As you can see, with trap_exit, normal exit results in just a message being sent. But if you call this

iex(3)> DynamicSupervisor.terminate_child Sup, child
terminating: :shutdown
:ok

It initiates the terminate callback


P.S. don’t forget to mark the correct answer

3 Likes

Hello @LostKobrakai ,

Yep, I’ve placed the proper handle_event for managing exit messages and it should stop the process. I used this part of the documentation

Hi @hst337 ,
Thanks a lot for the thorough explanation.

1 Like

Hello again @hst337
Thank you very much for your guidance. I’ve encountered an interesting case and it would be great if I could have your feedback.
While reading the logs, it came to my attention that a child was terminated 10 hours after terminate_child/2 was issued. The child in question, is terminated from an external process other than the parent; it uses the gen_statem behavior and has two timeout events with a resolution of 10 minutes. In these timeout events, it opens an external file (therefore using an external resource).

Is termination postponed while the child is reading an external file when using terminte_child/2?
Or if termination is issued during a timeout? 10 hours is a huuuge gap and I don’t understand what could be the problem.

I edited the last paragraph.

No, the termination is not postponed in any case. You need to take in account, that messages received before termination, are processed before terminate callback is called.
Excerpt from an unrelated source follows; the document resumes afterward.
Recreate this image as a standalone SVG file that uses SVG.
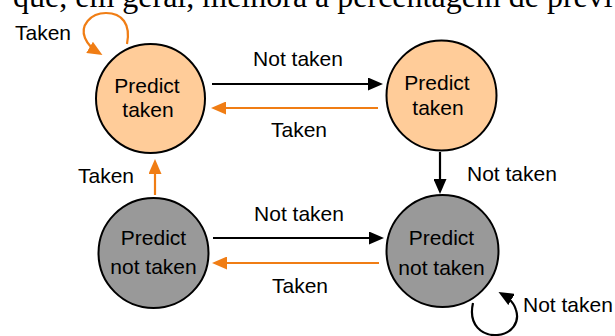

If you want to kill your child in an instant, you should delete child and kill with :kill reason. In this case, it won’t be possible to run terminate callback

Anyway, this is XY problem, since you’re trying to do resource management relying on terminate callback.

You need to know 2 things

  1. terminate callback is for optimistic cleanup. This means that the callbacks is called only when exception can be handled. Some cases like hardware failure, out-of-memory errors and infinite loops are not covered by terminate callbacks. That’s why you should not rely on terminate callback

  2. The idiomatic way to resource management is a resource pool or observer pattern. Latter is much more easier to implement, and it is basically a separate process, which hosts the resource and monitors the process using the resource. In this case, when the user of the resource dies from any reason or stucks in infinite loop, your observing process will be able to close or cleanup the resource

1 Like

Hi @hst337 ,
Thanks a lot for the feedback. I found the problem and it’s not related to termiante_child/2. Thank you very much for your insights.